INPUT RECORDS:
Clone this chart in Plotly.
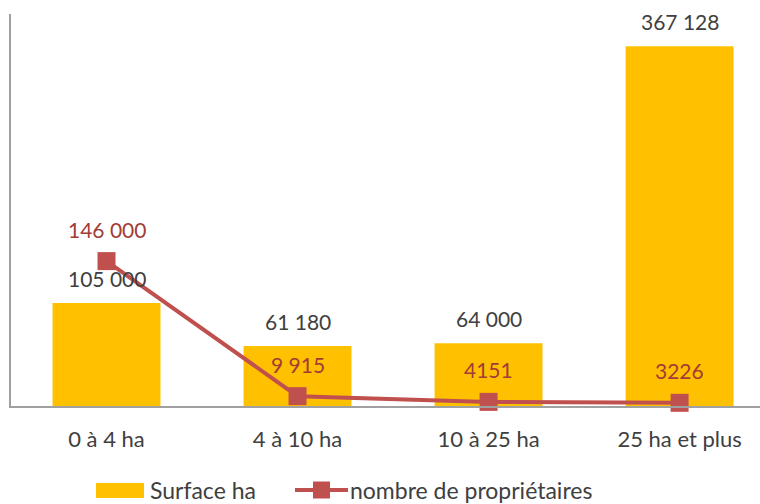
import plotly.graph_objects as go

categories = ["0 à 4 ha", "4 à 10 ha", "10 à 25 ha", "25 ha et plus"]
surface_ha = [105000, 61180, 64000, 367128]
surface_labels = ["105 000", "61 180", "64 000", "367 128"]
proprietaires = [146000, 9915, 4151, 3226]
proprietaires_labels = ["146 000", "9 915", "4151", "3226"]
legend_names = ["Surface ha", "nombre de propriétaires"]

FONT = "Lato"
GRAY = "#404040"
YELLOW = "#FFC000"
RED = "#C0504D"
RED_TXT = "#A33B37"

W, H = 760, 504
ML, MR, MT, MB = 11, 0, 14, 98
PW, PH = W - ML - MR, H - MT - MB


def px(xp):
    return (xp - ML) / PW


def py(yp):
    return (H - MB - yp) / PH


fig = go.Figure()
fig.add_trace(go.Bar(
    x=categories, y=surface_ha, name=legend_names[0],
    marker=dict(color=YELLOW, line=dict(width=0)),
    width=0.565, cliponaxis=False, showlegend=False,
))
fig.add_trace(go.Scatter(
    x=categories, y=proprietaires, name=legend_names[1],
    mode="lines+markers", yaxis="y2",
    line=dict(color=RED, width=4),
    marker=dict(symbol="square", size=18, color=RED),
    cliponaxis=False, showlegend=False,
))

for c, v, t in zip(categories, surface_ha, surface_labels):
    fig.add_annotation(x=c, y=v, xref="x", yref="y", text=t, showarrow=False,
                       yanchor="middle", yshift=25,
                       font=dict(family=FONT, size=21, color=GRAY))
for c, v, t in zip(categories, proprietaires, proprietaires_labels):
    fig.add_annotation(x=c, y=v, xref="x", yref="y2", text=t, showarrow=False,
                       yanchor="middle", yshift=32,
                       font=dict(family=FONT, size=21, color=RED_TXT))

# custom legend (below the plot)
fig.add_shape(type="rect", xref="paper", yref="paper",
              x0=px(96), x1=px(144), y0=py(498), y1=py(483),
              fillcolor=YELLOW, line=dict(width=0))
fig.add_annotation(xref="paper", yref="paper", x=px(149), y=py(490),
                   xanchor="left", yanchor="middle", showarrow=False, borderpad=0,
                   text=legend_names[0], font=dict(family=FONT, size=23, color=GRAY))
fig.add_shape(type="line", xref="paper", yref="paper",
              x0=px(295), x1=px(348), y0=py(490), y1=py(490),
              line=dict(color=RED, width=4))
fig.add_shape(type="rect", xref="paper", yref="paper",
              x0=px(313), x1=px(330), y0=py(498.5), y1=py(481.5),
              fillcolor=RED, line=dict(width=0))
fig.add_annotation(xref="paper", yref="paper", x=px(349), y=py(490),
                   xanchor="left", yanchor="middle", showarrow=False, borderpad=0,
                   text=legend_names[1], font=dict(family=FONT, size=23, color=GRAY))

fig.update_layout(
    width=W, height=H,
    margin=dict(l=ML, r=MR, t=MT, b=MB, autoexpand=False),
    paper_bgcolor="white", plot_bgcolor="white",
    font=dict(family=FONT, size=20, color=GRAY),
    showlegend=False,
    xaxis=dict(range=[-0.5, 3.421], showline=True, linecolor="#A0A0A0", linewidth=2,
               showgrid=False, ticks="", ticklabelstandoff=13,
               tickfont=dict(family=FONT, size=22, color=GRAY), zeroline=False),
    yaxis=dict(range=[0, 400000], showline=True, linecolor="#A0A0A0", linewidth=2,
               showgrid=False, showticklabels=False, ticks="", zeroline=False),
    yaxis2=dict(range=[0, 395000], overlaying="y", side="right", showline=False,
                showgrid=False, showticklabels=False, ticks="", zeroline=False),
)

fig.write_html("out.html")
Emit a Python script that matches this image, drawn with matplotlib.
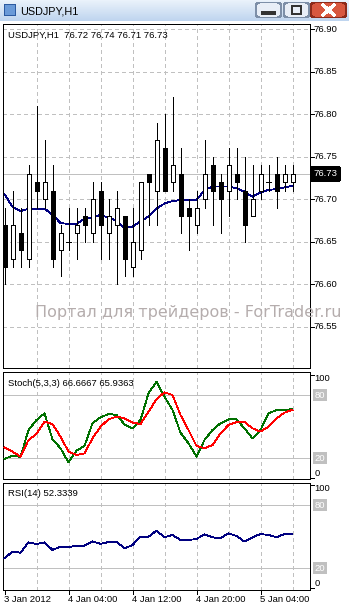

TASK GOAL:
Look at the listing and set down only the lines from its start through the line with "font=dict(family=FONT, size=21, color=RED_TXT))", word for word and without pictures.

EXERCISE RESPONSE:
Clone this chart in Plotly.
import plotly.graph_objects as go

categories = ["0 à 4 ha", "4 à 10 ha", "10 à 25 ha", "25 ha et plus"]
surface_ha = [105000, 61180, 64000, 367128]
surface_labels = ["105 000", "61 180", "64 000", "367 128"]
proprietaires = [146000, 9915, 4151, 3226]
proprietaires_labels = ["146 000", "9 915", "4151", "3226"]
legend_names = ["Surface ha", "nombre de propriétaires"]

FONT = "Lato"
GRAY = "#404040"
YELLOW = "#FFC000"
RED = "#C0504D"
RED_TXT = "#A33B37"

W, H = 760, 504
ML, MR, MT, MB = 11, 0, 14, 98
PW, PH = W - ML - MR, H - MT - MB


def px(xp):
    return (xp - ML) / PW


def py(yp):
    return (H - MB - yp) / PH


fig = go.Figure()
fig.add_trace(go.Bar(
    x=categories, y=surface_ha, name=legend_names[0],
    marker=dict(color=YELLOW, line=dict(width=0)),
    width=0.565, cliponaxis=False, showlegend=False,
))
fig.add_trace(go.Scatter(
    x=categories, y=proprietaires, name=legend_names[1],
    mode="lines+markers", yaxis="y2",
    line=dict(color=RED, width=4),
    marker=dict(symbol="square", size=18, color=RED),
    cliponaxis=False, showlegend=False,
))

for c, v, t in zip(categories, surface_ha, surface_labels):
    fig.add_annotation(x=c, y=v, xref="x", yref="y", text=t, showarrow=False,
                       yanchor="middle", yshift=25,
                       font=dict(family=FONT, size=21, color=GRAY))
for c, v, t in zip(categories, proprietaires, proprietaires_labels):
    fig.add_annotation(x=c, y=v, xref="x", yref="y2", text=t, showarrow=False,
                       yanchor="middle", yshift=32,
                       font=dict(family=FONT, size=21, color=RED_TXT))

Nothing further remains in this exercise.